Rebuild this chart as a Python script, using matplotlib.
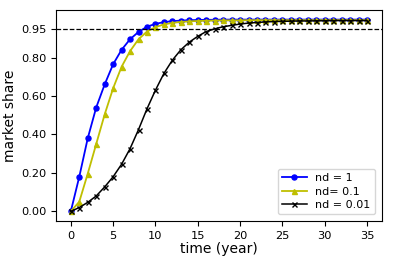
import matplotlib
matplotlib.use("Agg")
import matplotlib.pyplot as plt
import numpy as np

years = list(range(36))
nd1 = [0.0, 0.18, 0.38, 0.54, 0.66, 0.765, 0.84, 0.895, 0.933, 0.96, 0.975, 0.984, 0.989, 0.992, 0.994, 0.995,
       0.996, 0.996, 0.997, 0.997, 0.997, 0.997, 0.997, 0.997, 0.997, 0.997, 0.997, 0.997, 0.997, 0.997,
       0.997, 0.997, 0.997, 0.997, 0.997, 0.997]
nd01 = [0.0, 0.05, 0.196, 0.35, 0.504, 0.64, 0.752, 0.833, 0.895, 0.935, 0.958, 0.972, 0.98, 0.985, 0.988, 0.99,
        0.991, 0.992, 0.993, 0.993, 0.993, 0.994, 0.994, 0.994, 0.994, 0.994, 0.994, 0.994, 0.994, 0.994,
        0.994, 0.994, 0.994, 0.994, 0.994, 0.994]
nd001 = [0.0, 0.02, 0.047, 0.08, 0.127, 0.18, 0.245, 0.326, 0.425, 0.533, 0.63, 0.717, 0.786, 0.84, 0.88, 0.91,
         0.935, 0.949, 0.96, 0.967, 0.974, 0.979, 0.982, 0.985, 0.987, 0.988, 0.989, 0.99, 0.99, 0.991,
         0.991, 0.992, 0.992, 0.992, 0.992, 0.992]
yticks = [0.0, 0.2, 0.4, 0.6, 0.8, 0.95]
xticks = [0, 5, 10, 15, 20, 25, 30, 35]

fig = plt.figure(figsize=(3.93, 2.64), dpi=100)
ax = fig.add_axes([0.1425, 0.163, 0.829, 0.799])
ax.plot(years, nd1, color='b', marker='o', markersize=3.6, linewidth=1.3, label='nd = 1')
ax.plot(years, nd01, color='y', marker='^', markersize=3.6, linewidth=1.3, label='nd= 0.1')
ax.plot(years, nd001, color='k', marker='x', markersize=3.6, linewidth=1.1, label='nd = 0.01')
ax.axhline(0.95, color='k', linestyle='--', linewidth=0.9)
ax.set_yticks(yticks)
ax.set_yticklabels([f"{v:.2f}" for v in yticks])
ax.set_xticks(xticks)
ax.tick_params(labelsize=8.2)
ax.set_xlabel('time (year)', fontsize=10, labelpad=1)
ax.set_ylabel('market share', fontsize=10, labelpad=3)
ax.legend(loc='lower right', fontsize=8, handlelength=2.2, labelspacing=0.3, borderaxespad=0.6)
fig.savefig('out.png', dpi=100)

==================================================

## Requirements
From the top of the listing above, repeat each line exactly until you reach the line containing "import numpy as np", and repeat that one too. Leave the pictures out.

## Solution to the exercise
Rebuild this chart as a Python script, using matplotlib.
import matplotlib
matplotlib.use("Agg")
import matplotlib.pyplot as plt
import numpy as np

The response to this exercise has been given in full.